Some of you may recognize the following thoughts: ‘I checked this paper for grammar mistakes ten times already but I’m going to do it once again, just to be sure’, ‘if I’m not being liked by all of my colleagues, I’m probably just not likeable’, ‘I need to flawlessly prepare this PowerPoint presentation, otherwise I won’t be able to ever forgive myself’. I myself have these negative thoughts as well every now and then.
Of course everyone pushes themselves to achieve particular goals at some point in their lives; however, people who suffer from perfectionism are taking this a little bit too far. Especially people who suffer from perfectionism strive for unrealistic excellence and therefore setting the bar too high. In this way, perfectionist employees have a chance to become workaholics followed by several adverse effects on wellbeing. How can we prevent this from happening?
During my internship I’m going to examine this issue in great depth, aimed specifically at my own target group: Young Professionals. Apparently we are most at risk for developing perfectionism at work because our generation is experiencing a constant pressure to excel in everything we do. If we do not impose perfectionism on ourselves, others will do this for us instead.

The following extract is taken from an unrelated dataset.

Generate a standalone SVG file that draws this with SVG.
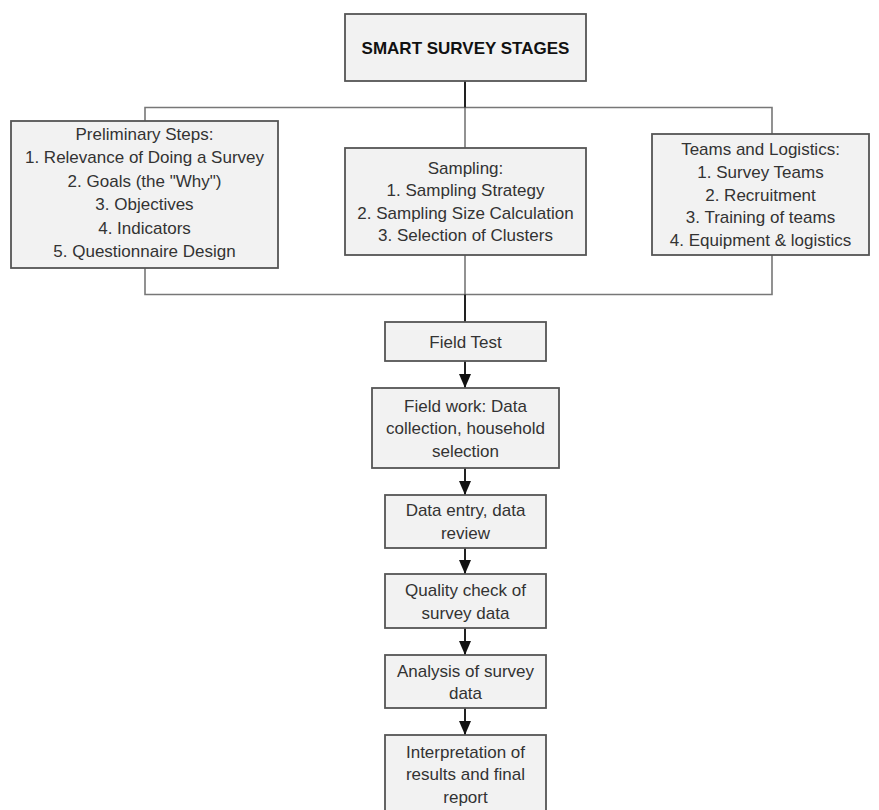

You can already find some ways to keep perfectionism at work at an acceptable level in the article ‘’Are you a perfectionist? It could be harming your work’’ on the following website: www.theyoungprofessionalgroup.com. An example of a measure that is mentioned is to introduce time limits to the work you have to do every day. At the end of my internship my goal is to give Young Professionals (and thereby myself) a lot more of these do’s and don’ts. It’s about time we really try to prevent new employees from becoming susceptible to burn-out, a common consequence of perfectionism. Because if this is already going on at the beginning of our careers, then I don’t want to think about what the future will hold. The time to take action is now.